- [Supplied data]:

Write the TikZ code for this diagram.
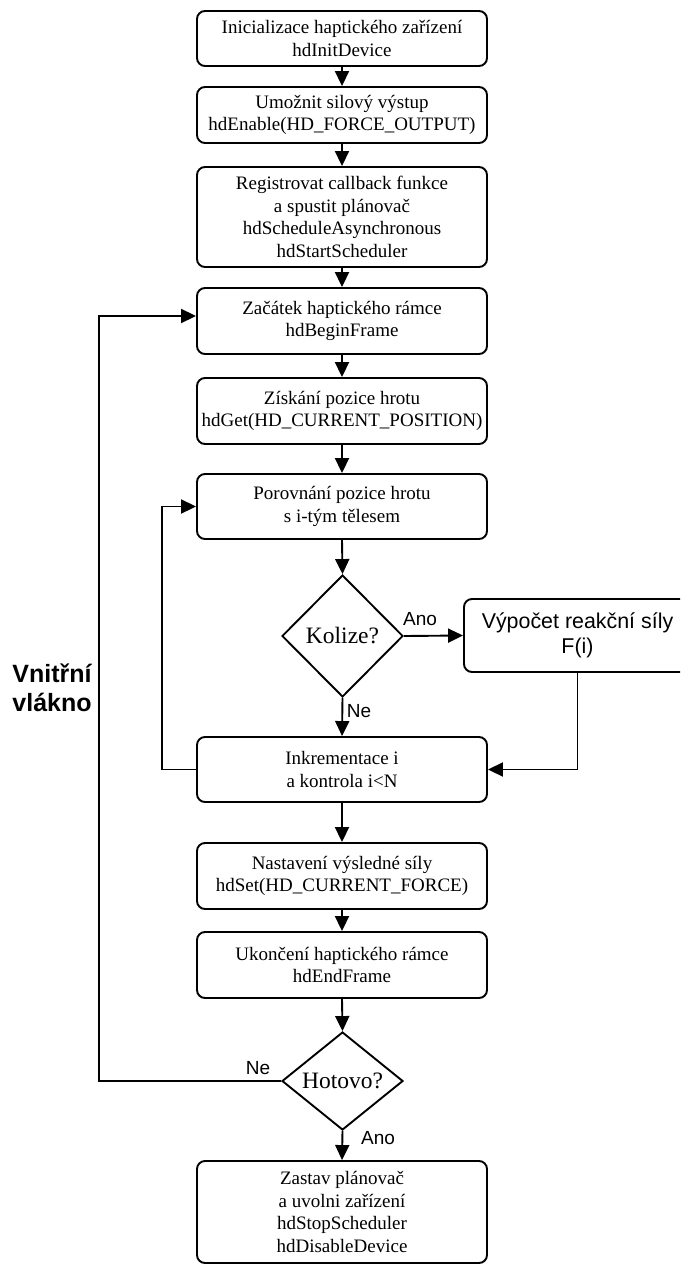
\documentclass[tikz,border=0pt]{standalone}
\usepackage{fontspec}
\setmainfont{Liberation Serif}
\newfontfamily\labelfont{Liberation Sans}
\usetikzlibrary{arrows.meta,shapes.geometric}
\tikzset{
  box/.style={draw, line width=1.9pt, rounded corners=8pt, minimum width=290pt, align=center, inner sep=0pt, font=\fontsize{19}{22.5}\selectfont},
  dec/.style={draw, diamond, line width=1.9pt, inner sep=0pt, font=\fontsize{23.5}{26}\selectfont},
  arr/.style={line width=1.9pt, -{Triangle[length=15pt,width=14pt]}},
  lbl/.style={font=\labelfont\fontsize{19}{22}\selectfont, inner sep=0pt},
  side/.style={font=\labelfont\bfseries\fontsize{25}{29}\selectfont, align=center, inner sep=0pt},
}
\begin{document}
\begin{tikzpicture}[x=1pt,y=-1pt]
\useasboundingbox (0,0) rectangle (680,1265);
\clip (0,0) rectangle (680,1265);
\node[box, minimum height=55pt] (b1) at (342,38.5) {Inicializace haptického zařízení\\hdInitDevice};
\node[box, minimum height=56pt] (b2) at (342,115) {Umožnit silový výstup\\hdEnable(HD\_FORCE\_OUTPUT)};
\node[box, minimum height=100pt] (b3) at (342,217) {Registrovat callback funkce\\a spustit plánovač\\hdScheduleAsynchronous\\hdStartScheduler};
\node[box, minimum height=66pt] (b4) at (342,321) {Začátek haptického rámce\\hdBeginFrame};
\node[box, minimum height=66pt] (b5) at (342,411) {Získání pozice hrotu\\hdGet(HD\_CURRENT\_POSITION)};
\node[box, minimum height=65pt] (b6) at (342,506.5) {Porovnání pozice hrotu\\s i-tým tělesem};
\node[dec, minimum width=121pt, minimum height=122pt] (kol) at (342.5,636) {Kolize?};
\node[box, font=\labelfont\fontsize{21.4}{25}\selectfont, minimum width=227pt, minimum height=73pt] (calc) at (577.5,635.5) {Výpočet reakční síly\\F(i)};
\node[box, minimum height=65pt] (b7) at (342,769.5) {Inkrementace i\\a kontrola i<N};
\node[box, minimum height=66pt] (b8) at (342,876) {Nastavení výsledné síly\\hdSet(HD\_CURRENT\_FORCE)};
\node[box, minimum height=66pt] (b9) at (342,965) {Ukončení haptického rámce\\hdEndFrame};
\node[dec, aspect=1.2, minimum width=121pt, minimum height=98pt] (hot) at (342.5,1081) {Hotovo?};
\node[box, minimum height=102pt] (b10) at (342,1212) {Zastav plánovač\\a uvolni zařízení\\hdStopScheduler\\hdDisableDevice};

\node[lbl] (ano1) at (420,619) {Ano};
\node[lbl] (ne1) at (359,711) {Ne};
\node[lbl] (ne2) at (258,1068) {Ne};
\node[lbl] (ano2) at (378,1138) {Ano};
\node[side] (vv) at (52,688) {Vnitřní\\vlákno};

\draw[arr] (b1.south) -- (b2.north);
\draw[arr] (b2.south) -- (b3.north);
\draw[arr] (b3.south) -- (b4.north);
\draw[arr] (b4.south) -- (b5.north);
\draw[arr] (b5.south) -- (b6.north);
\draw[arr] (b6.south) -- (kol.north);
\draw[arr] (kol.east) -- (calc.west);
\draw[arr] (kol.south) -- (b7.north);
\draw[arr] (calc.south) |- (b7.east);
\draw[arr] (b7.west) -- ++(-34,0) |- (b6.west);
\draw[arr] (b7.south) -- (b8.north);
\draw[arr] (b8.south) -- (b9.north);
\draw[arr] (b9.south) -- (hot.north);
\draw[arr] (hot.west) -- ++(-182,0) |- ([yshift=5pt]b4.west);
\draw[arr] (hot.south) -- (b10.north);
\end{tikzpicture}
\end{document}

- [Your objective]:
Reproduce the data word for word, excluding its pictures.

- [Completed exercise]:
Write the TikZ code for this diagram.
\documentclass[tikz,border=0pt]{standalone}
\usepackage{fontspec}
\setmainfont{Liberation Serif}
\newfontfamily\labelfont{Liberation Sans}
\usetikzlibrary{arrows.meta,shapes.geometric}
\tikzset{
  box/.style={draw, line width=1.9pt, rounded corners=8pt, minimum width=290pt, align=center, inner sep=0pt, font=\fontsize{19}{22.5}\selectfont},
  dec/.style={draw, diamond, line width=1.9pt, inner sep=0pt, font=\fontsize{23.5}{26}\selectfont},
  arr/.style={line width=1.9pt, -{Triangle[length=15pt,width=14pt]}},
  lbl/.style={font=\labelfont\fontsize{19}{22}\selectfont, inner sep=0pt},
  side/.style={font=\labelfont\bfseries\fontsize{25}{29}\selectfont, align=center, inner sep=0pt},
}
\begin{document}
\begin{tikzpicture}[x=1pt,y=-1pt]
\useasboundingbox (0,0) rectangle (680,1265);
\clip (0,0) rectangle (680,1265);
\node[box, minimum height=55pt] (b1) at (342,38.5) {Inicializace haptického zařízení\\hdInitDevice};
\node[box, minimum height=56pt] (b2) at (342,115) {Umožnit silový výstup\\hdEnable(HD\_FORCE\_OUTPUT)};
\node[box, minimum height=100pt] (b3) at (342,217) {Registrovat callback funkce\\a spustit plánovač\\hdScheduleAsynchronous\\hdStartScheduler};
\node[box, minimum height=66pt] (b4) at (342,321) {Začátek haptického rámce\\hdBeginFrame};
\node[box, minimum height=66pt] (b5) at (342,411) {Získání pozice hrotu\\hdGet(HD\_CURRENT\_POSITION)};
\node[box, minimum height=65pt] (b6) at (342,506.5) {Porovnání pozice hrotu\\s i-tým tělesem};
\node[dec, minimum width=121pt, minimum height=122pt] (kol) at (342.5,636) {Kolize?};
\node[box, font=\labelfont\fontsize{21.4}{25}\selectfont, minimum width=227pt, minimum height=73pt] (calc) at (577.5,635.5) {Výpočet reakční síly\\F(i)};
\node[box, minimum height=65pt] (b7) at (342,769.5) {Inkrementace i\\a kontrola i<N};
\node[box, minimum height=66pt] (b8) at (342,876) {Nastavení výsledné síly\\hdSet(HD\_CURRENT\_FORCE)};
\node[box, minimum height=66pt] (b9) at (342,965) {Ukončení haptického rámce\\hdEndFrame};
\node[dec, aspect=1.2, minimum width=121pt, minimum height=98pt] (hot) at (342.5,1081) {Hotovo?};
\node[box, minimum height=102pt] (b10) at (342,1212) {Zastav plánovač\\a uvolni zařízení\\hdStopScheduler\\hdDisableDevice};

\node[lbl] (ano1) at (420,619) {Ano};
\node[lbl] (ne1) at (359,711) {Ne};
\node[lbl] (ne2) at (258,1068) {Ne};
\node[lbl] (ano2) at (378,1138) {Ano};
\node[side] (vv) at (52,688) {Vnitřní\\vlákno};

\draw[arr] (b1.south) -- (b2.north);
\draw[arr] (b2.south) -- (b3.north);
\draw[arr] (b3.south) -- (b4.north);
\draw[arr] (b4.south) -- (b5.north);
\draw[arr] (b5.south) -- (b6.north);
\draw[arr] (b6.south) -- (kol.north);
\draw[arr] (kol.east) -- (calc.west);
\draw[arr] (kol.south) -- (b7.north);
\draw[arr] (calc.south) |- (b7.east);
\draw[arr] (b7.west) -- ++(-34,0) |- (b6.west);
\draw[arr] (b7.south) -- (b8.north);
\draw[arr] (b8.south) -- (b9.north);
\draw[arr] (b9.south) -- (hot.north);
\draw[arr] (hot.west) -- ++(-182,0) |- ([yshift=5pt]b4.west);
\draw[arr] (hot.south) -- (b10.north);
\end{tikzpicture}
\end{document}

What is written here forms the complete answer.